_Your objective_. Please copy out exactly, and only, the lines between the line with "Give me the Plotly source for this chart." and the line with "import plotly.graph_objects as go", both included. Pictures are to be omitted.

Charts and diagrams as code:
((
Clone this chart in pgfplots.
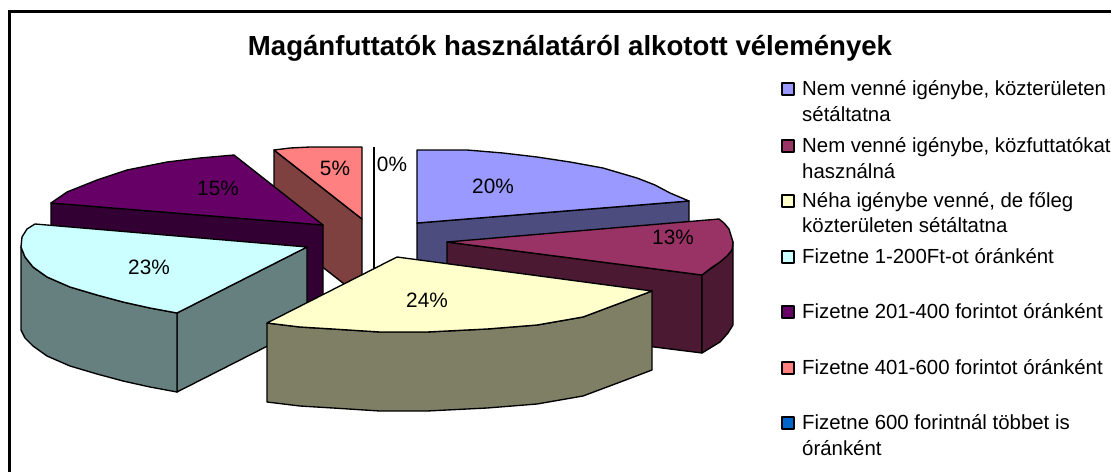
\documentclass[border=0pt]{standalone}
\usepackage{fontspec}
\setmainfont{Liberation Sans}
\usepackage{pgfplots}
\pgfplotsset{compat=1.18}
\definecolor{cA}{HTML}{9999FF}\definecolor{cAd}{HTML}{4C4C7F}
\definecolor{cB}{HTML}{993366}\definecolor{cBd}{HTML}{4C1933}
\definecolor{cC}{HTML}{FFFFCC}\definecolor{cCd}{HTML}{7F7F66}
\definecolor{cD}{HTML}{CCFFFF}\definecolor{cDd}{HTML}{667F7F}
\definecolor{cE}{HTML}{660066}\definecolor{cEd}{HTML}{330033}
\definecolor{cF}{HTML}{FF8080}\definecolor{cFd}{HTML}{7F4040}
\definecolor{cG}{HTML}{0066CC}
\tikzset{
  lg/.style={font=\fontsize{20.4}{24}\selectfont,anchor=base west,inner sep=0pt},
  pc/.style={font=\fontsize{20.8}{24}\selectfont,anchor=base,inner sep=0pt},
}
\begin{document}
\begin{tikzpicture}
\useasboundingbox (0pt,0pt) rectangle (1111pt,472pt);
\begin{axis}[
  at={(0pt,0pt)},anchor=south west,
  scale only axis,width=1111pt,height=472pt,
  xmin=0,xmax=1111,ymin=0,ymax=472,y dir=reverse,
  hide axis,clip=false,
  every axis plot/.append style={draw=black,line width=1.35pt,line join=round,no markers},
]
% frame
\addplot[line width=2.1pt,line join=miter] coordinates {(9.5,472) (9.5,11.5) (1111,11.5)};
% blue 20%
\addplot[fill=cAd] coordinates {(417,223) (689,201) (689,280) (417,302)} --cycle;
\addplot[fill=cA] coordinates {(417,150) (467,150) (503,153) (537,157) (570,162) (603,168) (637,178) (655,185) (670,193) (689,201) (417,223)} --cycle;
% maroon 13%
\addplot[fill=cBd] coordinates {(447,242) (702,275) (702,353) (447,321)} --cycle;
\addplot[fill=cBd] coordinates {(702,275) (720,262) (733,242) (733,325) (728,333) (720,342) (702,353)} --cycle;
\addplot[fill=cB] coordinates {(447,242) (719,219) (724,223) (729,229) (733,242) (732,250) (727,256) (720,262) (711,268) (702,275)} --cycle;
% pink 5%
\addplot[fill=cFd] coordinates {(274,150) (362,219) (362,298) (274,229)} --cycle;
\addplot[fill=cF] coordinates {(274,150) (290,148) (310,147) (362,147) (362,219)} --cycle;
% zero slice
\addplot[line width=1.35pt] coordinates {(374,147) (374,300)};
% purple 15%
\addplot[fill=cEd] coordinates {(51,203) (323,225) (323,304) (51,282)} --cycle;
\addplot[fill=cE] coordinates {(51,203) (67,192) (82,186) (97,180) (127,170) (167,162) (200,158) (234,155) (323,225)} --cycle;
% teal 23%
\addplot[fill=cDd] coordinates {(177,313) (307,247) (307,326) (177,392)} --cycle;
\addplot[fill=cDd] coordinates {(21,247) (25,257) (33,267) (47,277) (70,287) (97,295) (123,302) (150,308) (177,313) (177,392) (150,387) (123,381) (97,374) (70,366) (47,356) (33,346) (25,338) (21,330)} --cycle;
\addplot[fill=cD] coordinates {(35,224) (307,247) (177,313) (150,308) (123,302) (97,295) (70,287) (47,277) (33,267) (25,257) (21,247) (22,237) (27,229)} --cycle;
% yellow 24%
\addplot[fill=cCd] coordinates {(267,323) (300,327) (333,329) (380,332) (427,332) (487,329) (537,325) (583,317) (623,302) (652,291) (652,370) (623,381) (583,396) (537,404) (487,408) (427,411) (380,411) (333,408) (300,406) (267,402)} --cycle;
\addplot[fill=cC] coordinates {(267,323) (397,257) (652,291) (623,302) (583,317) (537,325) (487,329) (427,332) (380,332) (333,329) (300,327)} --cycle;
% legend swatches
\addplot[fill=cA] coordinates {(782,83) (794,83) (794,95) (782,95)} --cycle;
\addplot[fill=cB] coordinates {(782,140) (794,140) (794,152) (782,152)} --cycle;
\addplot[fill=cC] coordinates {(782,195) (794,195) (794,207) (782,207)} --cycle;
\addplot[fill=cD] coordinates {(782,251) (794,251) (794,263) (782,263)} --cycle;
\addplot[fill=cE] coordinates {(782,306) (794,306) (794,318) (782,318)} --cycle;
\addplot[fill=cF] coordinates {(782,362) (794,362) (794,374) (782,374)} --cycle;
\addplot[fill=cG] coordinates {(782,417) (794,417) (794,429) (782,429)} --cycle;
% texts
\node[font=\fontsize{27.6}{30}\selectfont\bfseries,anchor=base,inner sep=0pt] at (axis cs:570,55) {Magánfuttatók használatáról alkotott vélemények};
\node[lg] at (axis cs:802,95) {Nem venné igénybe, közterületen};
\node[lg] at (axis cs:802,121) {sétáltatna};
\node[lg] at (axis cs:802,152) {Nem venné igénybe, közfuttatókat};
\node[lg] at (axis cs:802,178) {használná};
\node[lg] at (axis cs:802,207) {Néha igénybe venné, de főleg};
\node[lg] at (axis cs:802,232) {közterületen sétáltatna};
\node[lg] at (axis cs:802,263) {Fizetne 1-200Ft-ot óránként};
\node[lg] at (axis cs:802,318) {Fizetne 201-400 forintot óránként};
\node[lg] at (axis cs:802,374) {Fizetne 401-600 forintot óránként};
\node[lg] at (axis cs:802,429) {Fizetne 600 forintnál többet is};
\node[lg] at (axis cs:802,455) {óránként};
\node[pc] at (axis cs:493,193) {20\%};
\node[pc] at (axis cs:673,244) {13\%};
\node[pc] at (axis cs:427,307) {24\%};
\node[pc] at (axis cs:149,274) {23\%};
\node[pc] at (axis cs:218,195) {15\%};
\node[pc] at (axis cs:335,175) {5\%};
\node[pc] at (axis cs:392,171) {0\%};
\end{axis}
\end{tikzpicture}
\end{document}
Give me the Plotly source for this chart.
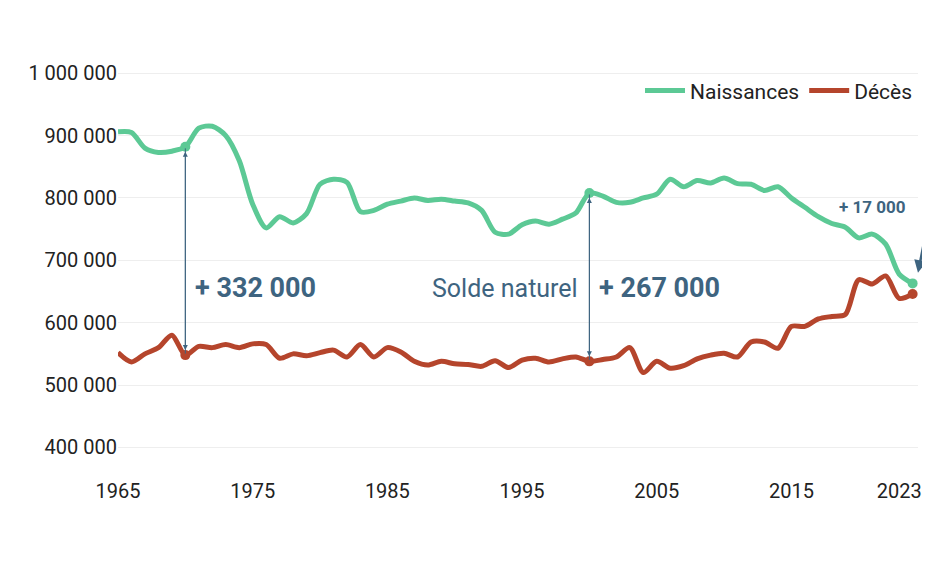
import plotly.graph_objects as go

years = list(range(1965, 2025))
naissances = [906, 905, 880, 873, 875, 882, 912, 915, 900, 860, 790, 752, 770, 760, 775, 822,
              830, 825, 778, 780, 790, 795, 800, 796, 798, 795, 792, 780, 745, 742,
              757, 763, 758, 766, 776, 808, 803, 793, 793, 800, 806, 830, 818, 828, 824,
              832, 823, 822, 812, 818, 800, 785, 770, 759, 753, 736, 742, 726, 678, 663]
deces = [552, 537, 550, 560, 580, 548, 562, 560, 565, 560, 566, 565, 543, 550, 547, 552,
         556, 545, 565, 545, 560, 553, 538, 532, 538, 534, 533, 530, 539, 528,
         540, 543, 537, 542, 545, 538, 541, 545, 560, 520, 538, 527, 531, 542, 548,
         551, 545, 569, 569, 559, 594, 594, 606, 610, 613, 669, 662, 675, 639, 646]
naissances = [v * 1000 for v in naissances]
deces = [v * 1000 for v in deces]
marked = [1970, 2000, 2024]

green = "#5cc995"
red = "#b5452c"
blue = "#3e6480"
font = "Liberation Sans Narrow, Roboto, sans-serif"

fig = go.Figure()
fig.add_trace(go.Scatter(x=years, y=naissances, name="Naissances", mode="lines",
                         line=dict(color=green, width=5, shape="spline", smoothing=0.8)))
fig.add_trace(go.Scatter(x=years, y=deces, name="Décès", mode="lines",
                         line=dict(color=red, width=5, shape="spline", smoothing=0.8)))
for ser, col in [(naissances, green), (deces, red)]:
    fig.add_trace(go.Scatter(x=marked, y=[ser[years.index(y)] for y in marked], mode="markers",
                             marker=dict(color=col, size=10), showlegend=False, hoverinfo="skip"))

# double arrows for the gap
for yr in [1970, 2000]:
    i = years.index(yr)
    for a, b in [(naissances[i], deces[i]), (deces[i], naissances[i])]:
        fig.add_annotation(x=yr, y=b, ax=yr, ay=a, xref="x", yref="y", axref="x", ayref="y",
                           showarrow=True, arrowhead=2, arrowsize=1, arrowwidth=1,
                           arrowcolor=blue, text="", standoff=5, startstandoff=0)

fig.add_annotation(x=1970.6, y=655000, text="<b>+ 332 000</b>", showarrow=False, xanchor="left",
                   font=dict(family=font, size=27, color=blue))
fig.add_annotation(x=1999.3, y=655000, text="Solde naturel", showarrow=False, xanchor="right",
                   font=dict(family=font, size=25, color=blue))
fig.add_annotation(x=2000.6, y=655000, text="<b>+ 267 000</b>", showarrow=False, xanchor="left",
                   font=dict(family=font, size=27, color=blue))
fig.add_annotation(x=2021, y=785000, text="<b>+ 17 000</b>", showarrow=False,
                   font=dict(family=font, size=17, color=blue))
fig.add_annotation(x=2024.4, y=680000, ax=2024.9, ay=735000, xref="x", yref="y", axref="x", ayref="y",
                   showarrow=True, arrowhead=2, arrowwidth=2.5, arrowcolor=blue, text="")

fig.update_layout(
    width=930, height=569, plot_bgcolor="white", paper_bgcolor="white",
    margin=dict(l=110, r=20, t=59, b=114),
    font=dict(family=font, size=20, color="#222"),
    legend=dict(orientation="h", x=1, xanchor="right", y=0.94, yanchor="middle",
                font=dict(size=21), itemwidth=40, bgcolor="rgba(0,0,0,0)"),
    xaxis=dict(range=[1965, 2024.4], tickvals=[1965, 1975, 1985, 1995, 2005, 2015, 2023],
               showgrid=False, zeroline=False, ticks="", ticklabelstandoff=14),
    yaxis=dict(range=[375000, 1010000], tickvals=list(range(400000, 1000001, 100000)),
               ticktext=["400 000", "500 000", "600 000", "700 000", "800 000", "900 000", "1 000 000"],
               gridcolor="#eeeeee", zeroline=False, ticks=""),
)
fig.write_html("out.html")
))
_Output of the exercise_.
Give me the Plotly source for this chart.
import plotly.graph_objects as go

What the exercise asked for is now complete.